Там был список кандидатов, рекомендованных уполномоченным по правам человека в РФ Лукиным, — 40 человек. А был список Цветкова. Решающий голос имела рабочая группа из членов Общественной палаты России. Они отфильтровали список и представили совету палаты такой, в котором из лукинских кандидатов осталось 17, а из цветковских — 23.

4. Она первый раз так вычеркивала кандидатов?

Она и в прошлом созыве этим занималась. Известных журналистов — Юлию Калинину, Юлию Башинову, Ирину Гордиенко, — к примеру, именно они вычеркнули. Причем они опирались на письмо, которое прислали из ГУВД: им были нежелательны некоторые кандидатуры.

5. По закону члены наблюдательной комиссии имеют равные права с председателем, а любые два члена комиссии могут работать независимо от остальных и свободно посещать места принудительного содержания. Почему вас тогда беспокоит новый состав московской ОНК?

Это не совсем так, это зависит от регламента. Наш московский регламент давал эти полномочия. В других регионах, например в Мордовии, в Челябинске, в Омске, посещение согласовывалось с председателем ОНК. Но и у нас ведь теперь тоже могут изменить регламент.

6. Что бы вы как автор идеи изменили в принципах формирования ОНК?

В моем варианте законопроекта утверждение членов ОНК было в компетенции уполномоченного по правам человека, потому что он в постоянном контакте с правозащитниками и в любом случае отдал бы им приоритет. Для Общественной палаты правозащитники не являются приоритетной группой. Более того, там есть лоббисты силовиков. И совершенно очевидно, что монопольное право Общественной палаты на формирование ОНК демонстрирует свою несостоятельность.

7. Не все внимательно следят за деятельностью ОНК. Есть ли зримые результаты их работы?

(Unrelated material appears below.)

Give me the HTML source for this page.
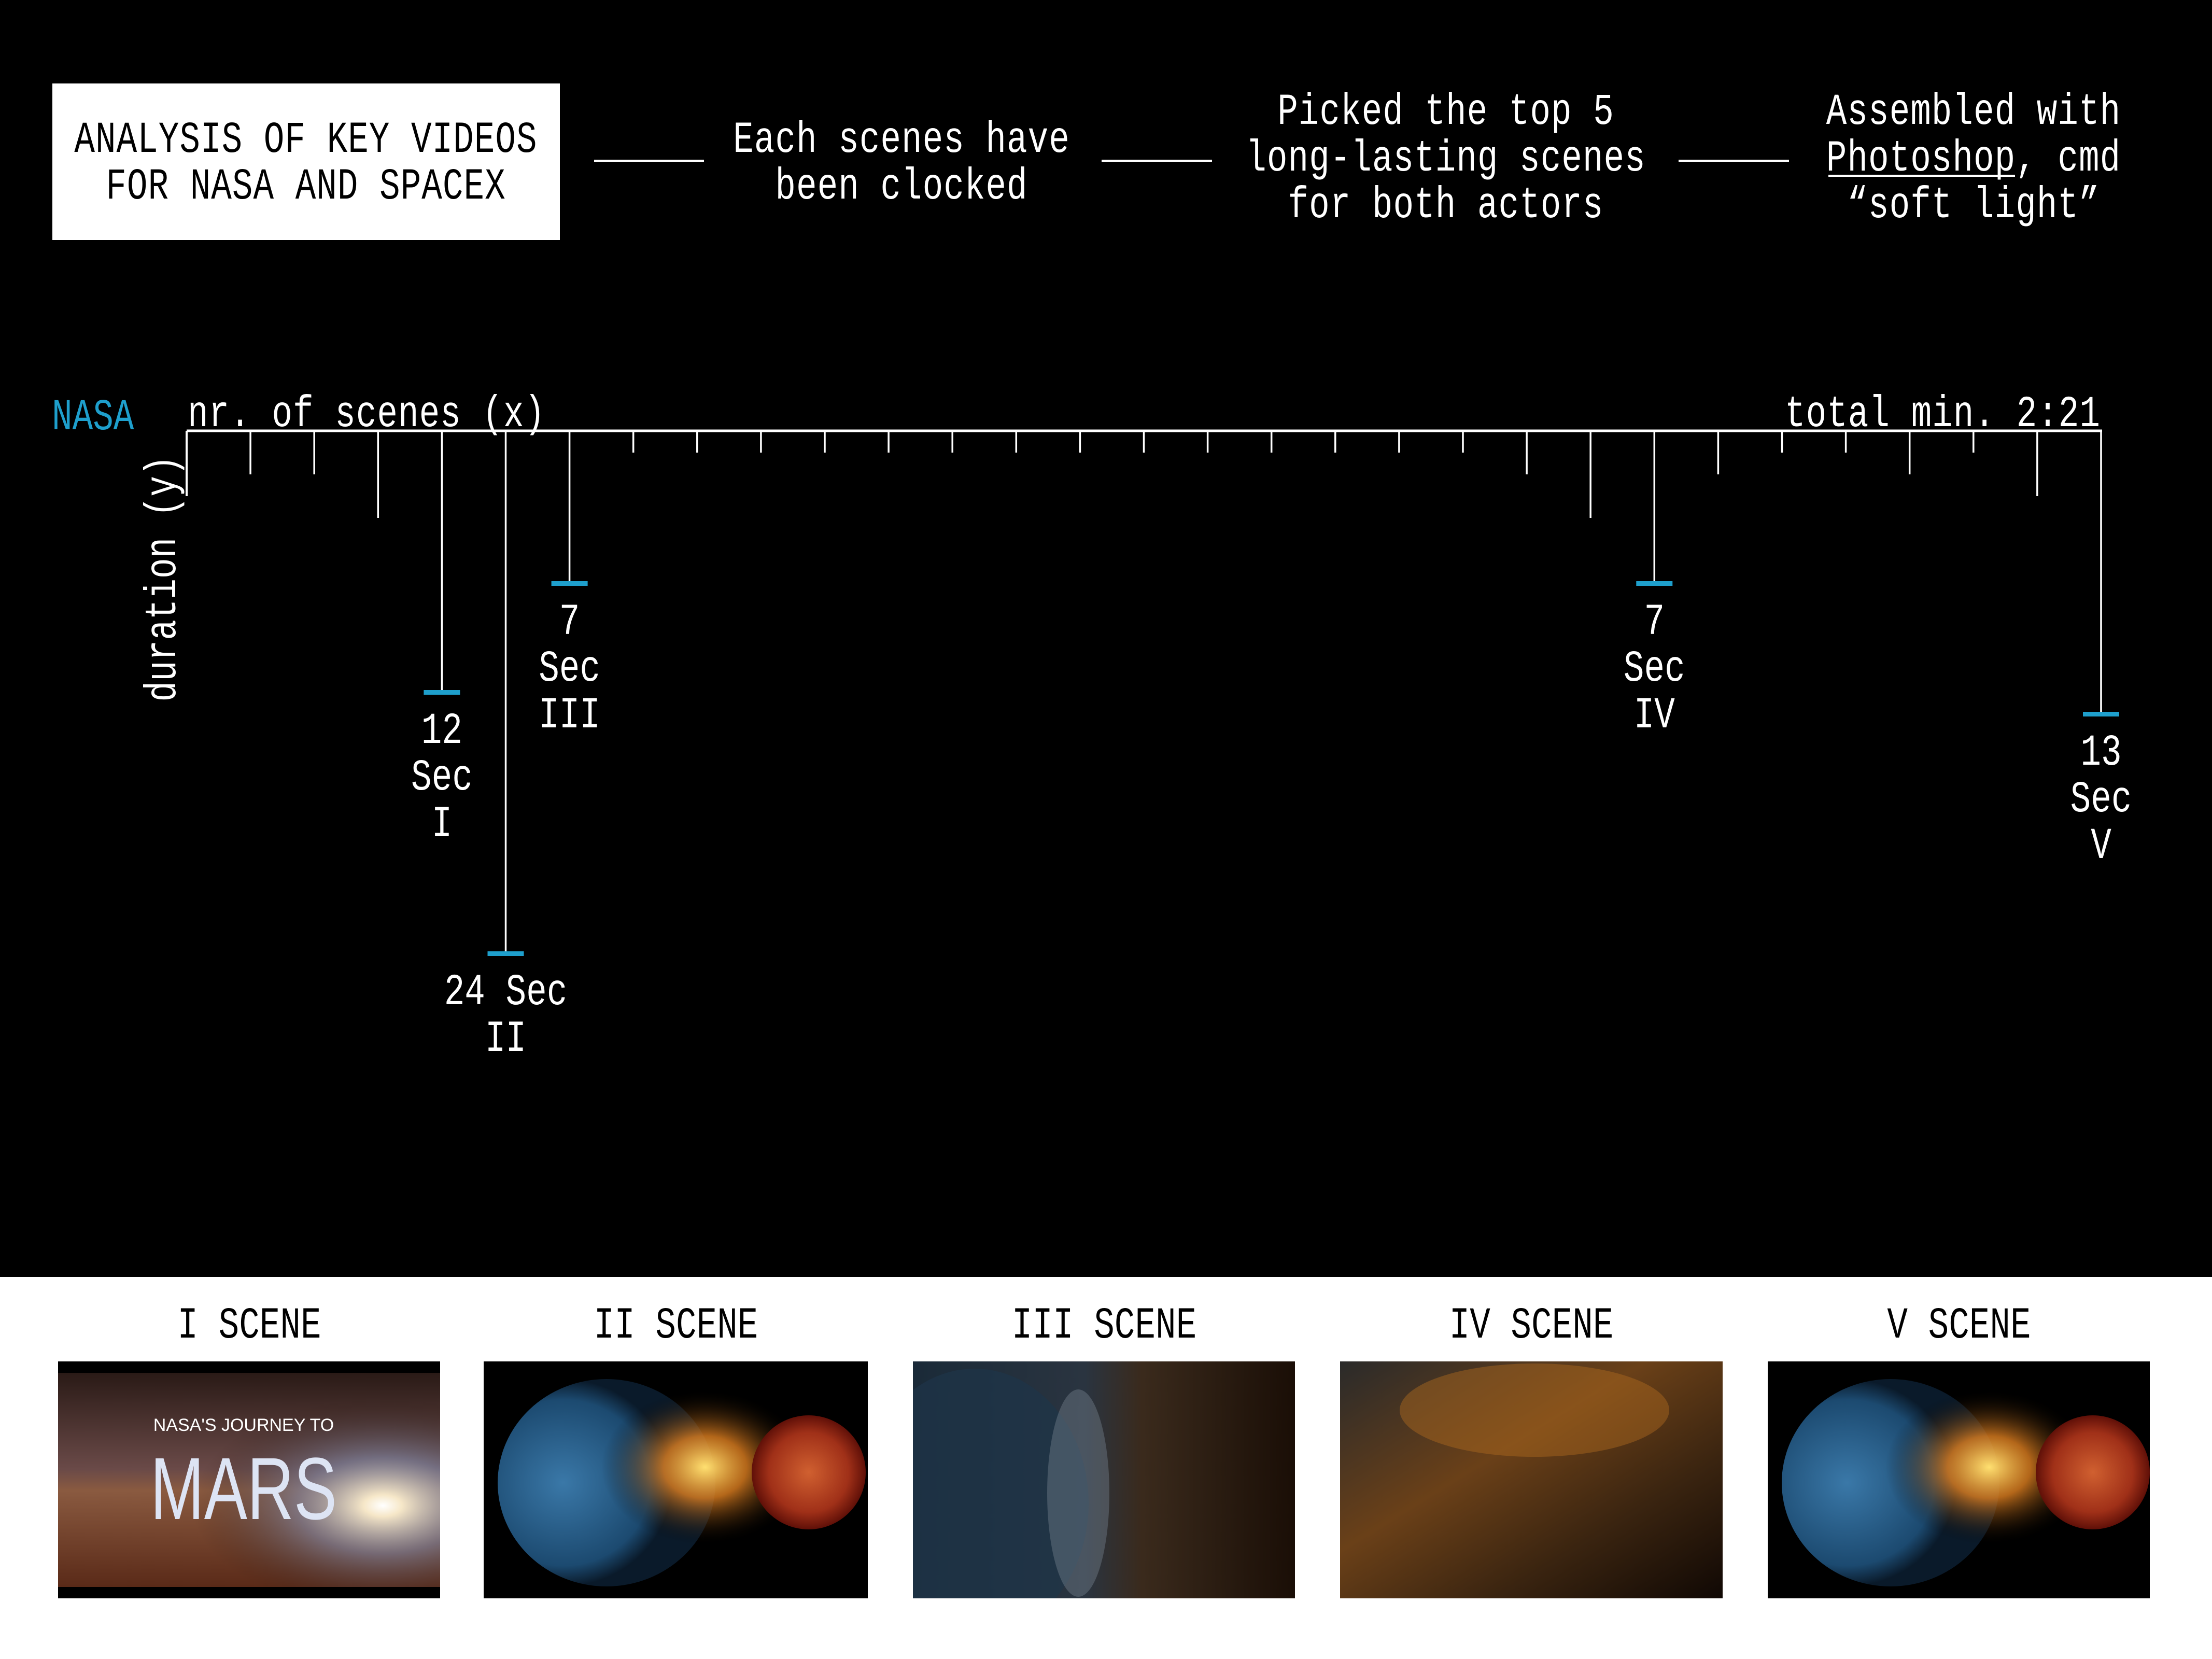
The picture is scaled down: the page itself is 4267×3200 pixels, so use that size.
<!DOCTYPE html>
<html><head><meta charset="utf-8"><style>
html,body{margin:0;padding:0;background:#000;}
svg{display:block;}
.t{font-family:"Liberation Mono",monospace;fill:#fff;}
</style></head><body>
<svg id="chart" width="4267" height="3200" viewBox="0 0 4267 3200" xmlns="http://www.w3.org/2000/svg">
<defs>
<clipPath id="c1"><rect x="112" y="2626" width="737" height="457"/></clipPath>
<clipPath id="c2"><rect x="933" y="2626" width="741" height="457"/></clipPath>
<clipPath id="c3"><rect x="1761" y="2626" width="737" height="457"/></clipPath>
<clipPath id="c4"><rect x="2585" y="2626" width="738" height="457"/></clipPath>
<clipPath id="c5"><rect x="3410" y="2626" width="737" height="457"/></clipPath>
<radialGradient id="sun" cx="0.85" cy="0.62" r="0.5"><stop offset="0" stop-color="#fff"/><stop offset="0.1" stop-color="#f6e7c8"/><stop offset="0.45" stop-color="#7d88a8" stop-opacity="0.6"/><stop offset="1" stop-color="#2a1810" stop-opacity="0"/></radialGradient>
<linearGradient id="mars1" x1="0" y1="0" x2="0" y2="1"><stop offset="0" stop-color="#2a1a16"/><stop offset="0.45" stop-color="#6a4a48"/><stop offset="0.55" stop-color="#8a5a40"/><stop offset="1" stop-color="#5a2a18"/></linearGradient>
<radialGradient id="earth" cx="0.3" cy="0.5" r="0.5"><stop offset="0" stop-color="#3a78a8"/><stop offset="0.8" stop-color="#1c4a70"/><stop offset="1" stop-color="#0a1a2a"/></radialGradient>
<radialGradient id="glow" cx="0.5" cy="0.5" r="0.5"><stop offset="0" stop-color="#ffe070"/><stop offset="0.4" stop-color="#e08020" stop-opacity="0.8"/><stop offset="1" stop-color="#000" stop-opacity="0"/></radialGradient>
<radialGradient id="redp" cx="0.5" cy="0.5" r="0.5"><stop offset="0" stop-color="#d06030"/><stop offset="0.7" stop-color="#a03018"/><stop offset="1" stop-color="#601008"/></radialGradient>
<linearGradient id="dark3" x1="0" y1="0" x2="1" y2="0"><stop offset="0" stop-color="#1a2a38"/><stop offset="0.45" stop-color="#2a3440"/><stop offset="0.6" stop-color="#3a2a1c"/><stop offset="1" stop-color="#1a0e06"/></linearGradient>
<linearGradient id="dark4" x1="0" y1="0" x2="1" y2="1"><stop offset="0" stop-color="#2a2a2a"/><stop offset="0.4" stop-color="#6a4018"/><stop offset="0.7" stop-color="#3a2410"/><stop offset="1" stop-color="#100804"/></linearGradient>
</defs>
<rect x="0" y="0" width="4267" height="3200" fill="#000"/>

<rect x="101" y="161" width="979" height="302" fill="#fff"/>
<g class="t" font-size="66" text-anchor="middle">
<text transform="translate(590,293) scale(1,1.3)" style="fill:#000" letter-spacing="1">ANALYSIS OF KEY VIDEOS</text>
<text transform="translate(590,383) scale(1,1.3)" style="fill:#000" letter-spacing="1">FOR NASA AND SPACEX</text>
</g>
<g stroke="#fff" stroke-width="4">
<line x1="1146" y1="310" x2="1358" y2="310"/>
<line x1="2125" y1="310" x2="2338" y2="310"/>
<line x1="3238" y1="310" x2="3451" y2="310"/>
</g>
<g class="t" font-size="66" text-anchor="middle">
<text transform="translate(1739,293) scale(1,1.3)" letter-spacing="1">Each scenes have</text>
<text transform="translate(1739,383) scale(1,1.3)" letter-spacing="1">been clocked</text>
</g>
<g class="t" font-size="66" text-anchor="middle">
<text transform="translate(2789,239) scale(1,1.3)" letter-spacing="1">Picked the top 5</text>
<text transform="translate(2789,329) scale(1,1.3)" letter-spacing="1">long-lasting scenes</text>
<text transform="translate(2789,419) scale(1,1.3)" letter-spacing="1">for both actors</text>
</g>
<g class="t" font-size="66" text-anchor="middle">
<text transform="translate(3807,239) scale(1,1.3)" letter-spacing="1">Assembled with</text>
<text transform="translate(3807,329) scale(1,1.3)" letter-spacing="1">Photoshop, cmd</text>
<text transform="translate(3807,419) scale(1,1.3)" letter-spacing="1">“soft light”</text>
</g>
<line x1="3527" y1="339" x2="3887" y2="339" stroke="#fff" stroke-width="4"/>

<text class="t" font-size="66" transform="translate(100,828) scale(1,1.3)" style="fill:#1e9fcc">NASA</text>
<text class="t" font-size="66" transform="translate(362,822) scale(1,1.3)" letter-spacing="1">nr. of scenes (x)</text>
<text class="t" font-size="66" text-anchor="end" transform="translate(4052,822) scale(1,1.3)" letter-spacing="1">total min. 2:21</text>
<text class="t" font-size="66" text-anchor="middle" transform="translate(338,1116) rotate(-90) scale(1,1.3)">duration (y)</text>

<g id="plot"></g>

<rect x="0" y="2463" width="4267" height="737" fill="#fff"/>
<g class="t" font-size="66" text-anchor="middle">
<text transform="translate(481,2580) scale(1,1.3)" style="fill:#000">I SCENE</text>
<text transform="translate(1304,2580) scale(1,1.3)" style="fill:#000">II SCENE</text>
<text transform="translate(2130,2580) scale(1,1.3)" style="fill:#000">III SCENE</text>
<text transform="translate(2954,2580) scale(1,1.3)" style="fill:#000">IV SCENE</text>
<text transform="translate(3779,2580) scale(1,1.3)" style="fill:#000">V SCENE</text>
</g>
<g clip-path="url(#c1)">
<rect x="112" y="2626" width="737" height="457" fill="#000"/>
<rect x="112" y="2648" width="737" height="413" fill="url(#mars1)"/>
<rect x="112" y="2648" width="737" height="413" fill="url(#sun)"/>
<text x="470" y="2760" font-family="Liberation Sans,sans-serif" font-size="34" fill="#fff" text-anchor="middle">NASA'S JOURNEY TO</text>
<text x="470" y="2930" font-family="Liberation Sans,sans-serif" font-size="170" fill="#dde4f4" text-anchor="middle" textLength="360" lengthAdjust="spacingAndGlyphs">MARS</text>
</g>
<g clip-path="url(#c2)">
<rect x="933" y="2626" width="741" height="457" fill="#000"/>
<ellipse cx="1170" cy="2860" rx="210" ry="200" fill="url(#earth)"/>
<ellipse cx="1360" cy="2830" rx="200" ry="150" fill="url(#glow)"/>
<circle cx="1560" cy="2840" r="110" fill="url(#redp)"/>
</g>
<g clip-path="url(#c3)">
<rect x="1761" y="2626" width="737" height="457" fill="url(#dark3)"/>
<ellipse cx="1880" cy="2900" rx="220" ry="260" fill="#1e3448" opacity="0.7"/>
<ellipse cx="2080" cy="2880" rx="60" ry="200" fill="#7a8894" opacity="0.4"/>
</g>
<g clip-path="url(#c4)">
<rect x="2585" y="2626" width="738" height="457" fill="url(#dark4)"/>
<ellipse cx="2960" cy="2720" rx="260" ry="90" fill="#b06a20" opacity="0.45"/>
</g>
<g clip-path="url(#c5)">
<rect x="3410" y="2626" width="737" height="457" fill="#000"/>
<ellipse cx="3647" cy="2860" rx="210" ry="200" fill="url(#earth)"/>
<ellipse cx="3837" cy="2830" rx="200" ry="150" fill="url(#glow)"/>
<circle cx="4037" cy="2840" r="110" fill="url(#redp)"/>
</g>
</svg>
<script>
const durations = [2,2,4,12,24,7,1,1,1,1,1,1,1,1,1,1,1,1,1,1,2,4,7,2,1,1,2,1,3,13];
const highlightScenes = [4,5,6,23,30];
const highlightValues = ["12","24","7","7","13"];
const highlightNumerals = ["I","II","III","IV","V"];
const originDuration = 3;

const NS = "http://www.w3.org/2000/svg";
const plot = document.getElementById('plot');
const x0 = 360, step = 123.1, y0 = 831, perSec = 42;
function xScale(i){ return x0 + step*i; }
function yScale(s){ return y0 + perSec*s; }
function mk(tag, attrs){ const e=document.createElementNS(NS,tag); for(const k in attrs) e.setAttribute(k,attrs[k]); plot.appendChild(e); return e; }

const axis = mk('line',{x1:xScale(0),y1:y0,x2:xScale(durations.length)+2,y2:y0,stroke:'#fff','stroke-width':5});


const yax = mk('line',{x1:xScale(0),y1:y0,x2:xScale(0),y2:yScale(originDuration),stroke:'#fff','stroke-width':4});



durations.forEach((d,k)=>{
  const i=k+1;
  const ln = mk('line',{x1:xScale(i),y1:y0,x2:xScale(i),y2:yScale(d),stroke:'#fff','stroke-width':3.5});
  
  
});

highlightScenes.forEach((i,j)=>{
  const d = durations[i-1];
  const x = xScale(i), y = yScale(d);
  const m = mk('rect',{x:x-35,y:y-4,width:70,height:9,fill:'#1e9fcc'});
  
  
  const lines = (j===1) ? [highlightValues[j]+' Sec', highlightNumerals[j]] : [highlightValues[j],'Sec',highlightNumerals[j]];
  lines.forEach((s,n)=>{
    const t = mk('text',{class:'t','font-size':66,'text-anchor':'middle',transform:`translate(${x},${y+98+90*n}) scale(1,1.3)`});
    t.textContent = s;
    
    
  });
});
</script>
</body></html>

Я мог бы привести уйму конкретных примеров, когда люди умирали, а нам удалось улучшить их ситуацию, а кого-то даже освободить из СИЗО. Как мы бились, например, за нотариуса Владимира Орлова, которого следователь не хотел выпускать. То, что он жив, — это заслуга членов ОНК. А так бы он умер в тюрьме. Я уж не говорю о том, как улучшили условия. Ведь те камеры, в которых содержался Магнитский, разрушены, их больше нет! Поэтому роль ОНК огромна. Но это когда там работают правозащитники. А когда силовики — это, конечно, бывает и не так.